Work instructions – Go through the material and write it all out exactly, minus the pictures.
********
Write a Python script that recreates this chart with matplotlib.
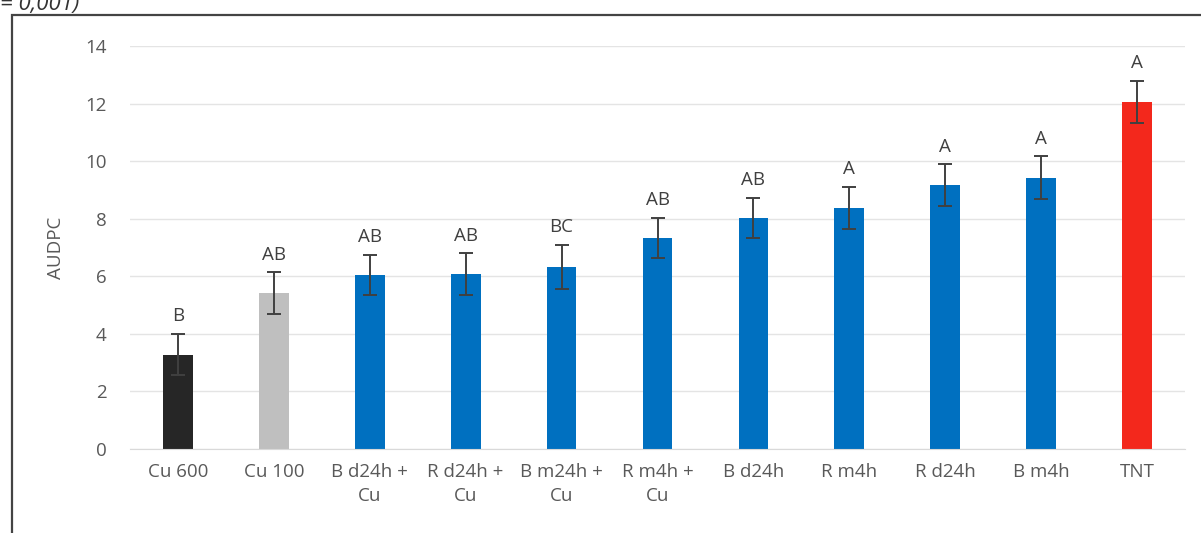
import matplotlib.pyplot as plt
from matplotlib.patches import Rectangle

treatments = ["Cu 600", "Cu 100", "B d24h +\nCu", "R d24h +\nCu", "B m24h +\nCu",
              "R m4h +\nCu", "B d24h", "R m4h", "R d24h", "B m4h", "TNT"]
audpc = [3.28, 5.42, 6.04, 6.08, 6.33, 7.33, 8.03, 8.38, 9.17, 9.43, 12.06]
errors = [0.72, 0.72, 0.70, 0.72, 0.76, 0.70, 0.70, 0.73, 0.72, 0.74, 0.72]
groups = ["B", "AB", "AB", "AB", "BC", "AB", "AB", "A", "A", "A", "A"]
colors = ["#262626", "#bfbfbf"] + ["#0070c0"] * 8 + ["#f3281c"]

TEXT = "#595959"
plt.rcParams["font.family"] = ["Open Sans", "DejaVu Sans"]

fig = plt.figure(figsize=(12.01, 5.33), dpi=100)
ax = fig.add_axes([130 / 1201, 84 / 533, 1055 / 1201, 403 / 533])

x = range(len(treatments))
ax.bar(x, audpc, width=0.31, color=colors, zorder=2)
ax.errorbar(x, audpc, yerr=errors, fmt="none", ecolor="#404040",
            elinewidth=1.4, capsize=5, capthick=1.4, zorder=3)
for xi, v, e, g in zip(x, audpc, errors, groups):
    ax.text(xi, v + e + 0.3, g, ha="center", va="bottom",
            fontsize=13.5, color="#404040")

ax.set_xlim(-0.5, len(treatments) - 0.5)
ax.set_ylim(0, 14)
ax.set_yticks(range(0, 15, 2))
ax.set_xticks(list(x))
ax.set_xticklabels(treatments, fontsize=13.5, color=TEXT, linespacing=1.45)
ax.tick_params(axis="y", labelsize=13.5, labelcolor=TEXT, length=0, pad=17)
ax.tick_params(axis="x", length=0, pad=10)
ax.yaxis.grid(True, color="#e4e4e4", linewidth=1)
ax.set_axisbelow(True)
for s in ax.spines.values():
    s.set_visible(False)
ax.spines["bottom"].set_visible(True)
ax.spines["bottom"].set_color("#d9d9d9")
ax.set_ylabel("AUDPC", fontsize=13.5, color=TEXT, labelpad=14)

# frame around the chart, open at the bottom and right
fig.add_artist(Rectangle((12 / 1201, -0.05), 1.2, 1 - 15 / 533 + 0.05,
                         transform=fig.transFigure, fill=False,
                         edgecolor="#444444", linewidth=1.6))
fig.text(0.0, 1.012, "= 0,001)", fontsize=16, style="italic",
         color="#333333", ha="left", va="top")

fig.savefig("out.png", dpi=100, facecolor="white")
********
Solution for this exercise –
Write a Python script that recreates this chart with matplotlib.
import matplotlib.pyplot as plt
from matplotlib.patches import Rectangle

treatments = ["Cu 600", "Cu 100", "B d24h +\nCu", "R d24h +\nCu", "B m24h +\nCu",
              "R m4h +\nCu", "B d24h", "R m4h", "R d24h", "B m4h", "TNT"]
audpc = [3.28, 5.42, 6.04, 6.08, 6.33, 7.33, 8.03, 8.38, 9.17, 9.43, 12.06]
errors = [0.72, 0.72, 0.70, 0.72, 0.76, 0.70, 0.70, 0.73, 0.72, 0.74, 0.72]
groups = ["B", "AB", "AB", "AB", "BC", "AB", "AB", "A", "A", "A", "A"]
colors = ["#262626", "#bfbfbf"] + ["#0070c0"] * 8 + ["#f3281c"]

TEXT = "#595959"
plt.rcParams["font.family"] = ["Open Sans", "DejaVu Sans"]

fig = plt.figure(figsize=(12.01, 5.33), dpi=100)
ax = fig.add_axes([130 / 1201, 84 / 533, 1055 / 1201, 403 / 533])

x = range(len(treatments))
ax.bar(x, audpc, width=0.31, color=colors, zorder=2)
ax.errorbar(x, audpc, yerr=errors, fmt="none", ecolor="#404040",
            elinewidth=1.4, capsize=5, capthick=1.4, zorder=3)
for xi, v, e, g in zip(x, audpc, errors, groups):
    ax.text(xi, v + e + 0.3, g, ha="center", va="bottom",
            fontsize=13.5, color="#404040")

ax.set_xlim(-0.5, len(treatments) - 0.5)
ax.set_ylim(0, 14)
ax.set_yticks(range(0, 15, 2))
ax.set_xticks(list(x))
ax.set_xticklabels(treatments, fontsize=13.5, color=TEXT, linespacing=1.45)
ax.tick_params(axis="y", labelsize=13.5, labelcolor=TEXT, length=0, pad=17)
ax.tick_params(axis="x", length=0, pad=10)
ax.yaxis.grid(True, color="#e4e4e4", linewidth=1)
ax.set_axisbelow(True)
for s in ax.spines.values():
    s.set_visible(False)
ax.spines["bottom"].set_visible(True)
ax.spines["bottom"].set_color("#d9d9d9")
ax.set_ylabel("AUDPC", fontsize=13.5, color=TEXT, labelpad=14)

# frame around the chart, open at the bottom and right
fig.add_artist(Rectangle((12 / 1201, -0.05), 1.2, 1 - 15 / 533 + 0.05,
                         transform=fig.transFigure, fill=False,
                         edgecolor="#444444", linewidth=1.6))
fig.text(0.0, 1.012, "= 0,001)", fontsize=16, style="italic",
         color="#333333", ha="left", va="top")

fig.savefig("out.png", dpi=100, facecolor="white")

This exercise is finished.